We approached the integration as a layered system — each model focusing on its strength, while Gen AI acted as the “interpreter.” This is how it works:
Our computer vision models (based on CNNs and transformers like YOLOv8 and ViT) process vehicle images to detect damaged areas, classify the type of damage, and estimate severity. This layer outputs structured metadata such as:
{"part": "front bumper",
"damage_type": "scratch",
"severity": "moderate",
"confidence": 0.94 }
Next, we introduced Gen AI — specifically, large language models fine-tuned on automotive and insurance data. These models interpret the structured output and produce natural language insights such as:
“The front bumper shows moderate scratches likely caused by a low-speed frontal impact. The estimated repair involves repainting and minor surface restoration.”
This turns technical outputs into actionable intelligence.
Finally, we use generative models to tailor the results:
- For insurers: concise damage summaries and repair cost estimates.
- For customers: plain-language explanations with annotated images.
- For internal teams: structured JSON reports for system integration.

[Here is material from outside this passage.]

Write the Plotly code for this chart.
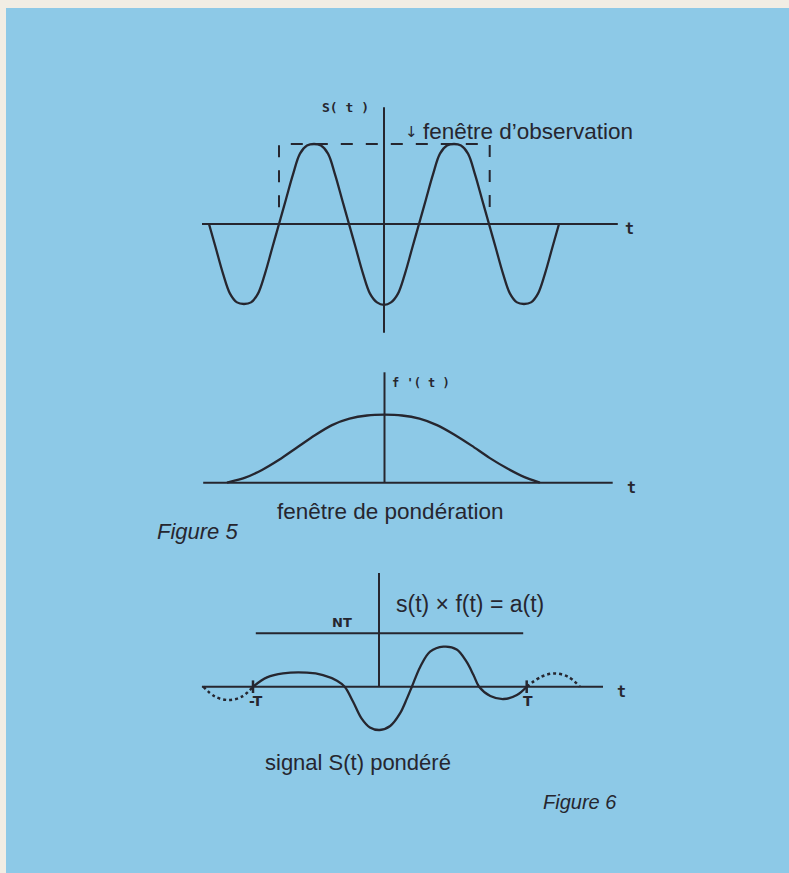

By combining computer vision with generative AI, we created a full-cycle solution — from detection to decision.
The integration delivered results beyond our initial expectations:
- Faster Assessments: Reduced manual review time by over 60%.
- Improved Consistency: Natural language outputs are standardized and error-checked.
- Enhanced Customer Experience: Reports now read like they were written by an expert, not a machine.
- Smarter Decision-Making: The system explains why certain classifications were made, improving transparency and trust.
Implementing Gen AI into an existing computer vision pipeline wasn’t plug-and-play. Some lessons we learned:
- Data alignment is key — language models need structured, well-annotated data from vision outputs to perform well.
- Prompt engineering matters — we designed specialized prompts that help the Gen AI model stay consistent and accurate.
- Human oversight remains critical — even the best AI pair needs quality assurance for edge cases and ambiguous results.
The fusion of visual AI and generative AI marks a new era for automation in the automotive and insurance industries. Our next steps include:
- Expanding to video-based assessments for dynamic inspections.
- Using Gen AI to simulate repair outcomes or predict future damage risks.
- Integrating with claims management systems for full-cycle automation.
What started as a project to improve image understanding has evolved into a system that can reason, explain, and communicate — just like a human assessor, only faster and more consistently.